Une citation de Marc Dufumier, agronome
Des vaches paissent dans un pré.

Depuis 1961, la consommation par personne de viande a plus que doublé, tandis que la consommation de calories alimentaires a augmenté d'un tiers. Le rapport du GIEC indique que moins de viande contribuera à lutter pour le climat.

Photo : AFP/Getty Images / JEAN-PHILIPPE KSIAZEK

Le président de l’Union des producteurs agricoles du Québec, Marcel Groleau, a accusé le système alimentaire mondial d’être responsable d’une partie de l’empreinte environnementale globale.

« Depuis plusieurs années, on protège davantage le commerce agricole qu’on ne protège les terres agricoles, qu’on ne protège la production locale agricole, les agricultures de chacun des pays. En fait, quand on force l’ouverture des marchés, qu’on met les agricultures mondiales en compétition les unes contre les autres simplement sur le prix, c’est sûr qu’on met à mal notre environnement, parce qu’on sacrifie notre environnement pour produire au plus bas prix possible », a-t-il affirmé sur les ondes de RDI.

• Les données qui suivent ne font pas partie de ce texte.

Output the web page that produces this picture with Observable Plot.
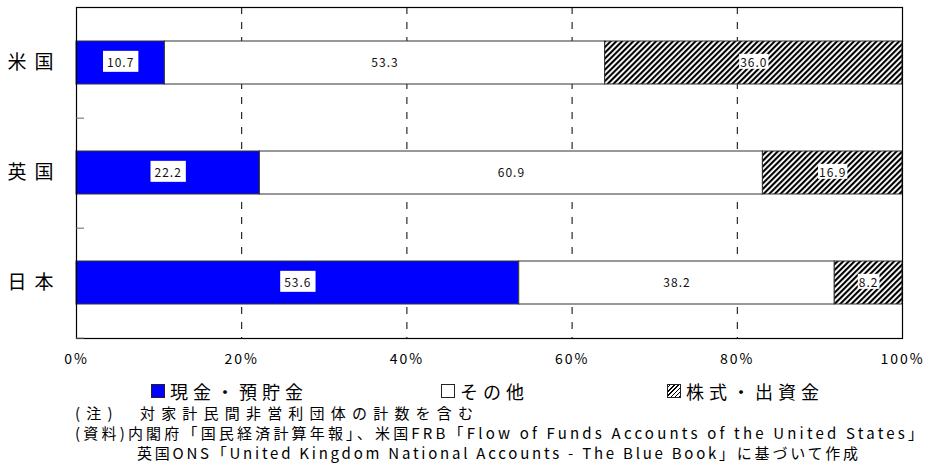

Marcel Groleau a cité le cas du Brésil, où la déforestation a fait place à l’élevage du bœuf, et à l’Indonésie, où des forêts sont rasées pour produire de l’huile de palme.

« On n’aide pas mondialement l’environnement quand on fait des choix comme ça. Alors, je reviens au principe de l’alimentation locale équilibrée. Nous, on a un rôle à jouer d’essayer de produire de la façon la plus écologique possible », a-t-il ajouté, précisant que de favoriser l’approvisionnement local constitue une façon de réduire les émissions de gaz à effet de serre.

« Éliminer le gaspillage alimentaire et réduire la consommation de viande »

Pour le GIEC, outre les indispensables réductions de gaz à effet de serre, des solutions existent du côté du système alimentaire et des habitudes de consommation, car les changer ne nécessite pas de consommer plus d'espace.

Actuellement, de « 25 % à 30 % de la production totale de nourriture est gaspillée », souligne le rapport, alors qu'environ 820 millions de personnes souffrent de la faim.

Si, dans les régions pauvres, l'apport en protéines animales est parfois insuffisant, dans les pays riches, il dépasse les recommandations nutritionnelles de l'Organisation mondiale pour la santé.

Deux milliards d'adultes sont en surpoids ou obèses et « 25 % à 30 % de la production totale de nourriture est gaspillée ».

Il faut éliminer le gaspillage alimentaire et réduire la consommation de viande, insiste l'ONG Climate Action Network.

Ce travail est le deuxième d'une série de trois « rapports spéciaux » du GIEC, après celui sur la possibilité de contenir le réchauffement à 1,5 °C, l'an dernier, et avant celui sur les océans et la cryosphère (banquise, glaciers, calottes polaires) attendu en septembre, au moment où l'ONU tiendra un sommet sur le climat à New York.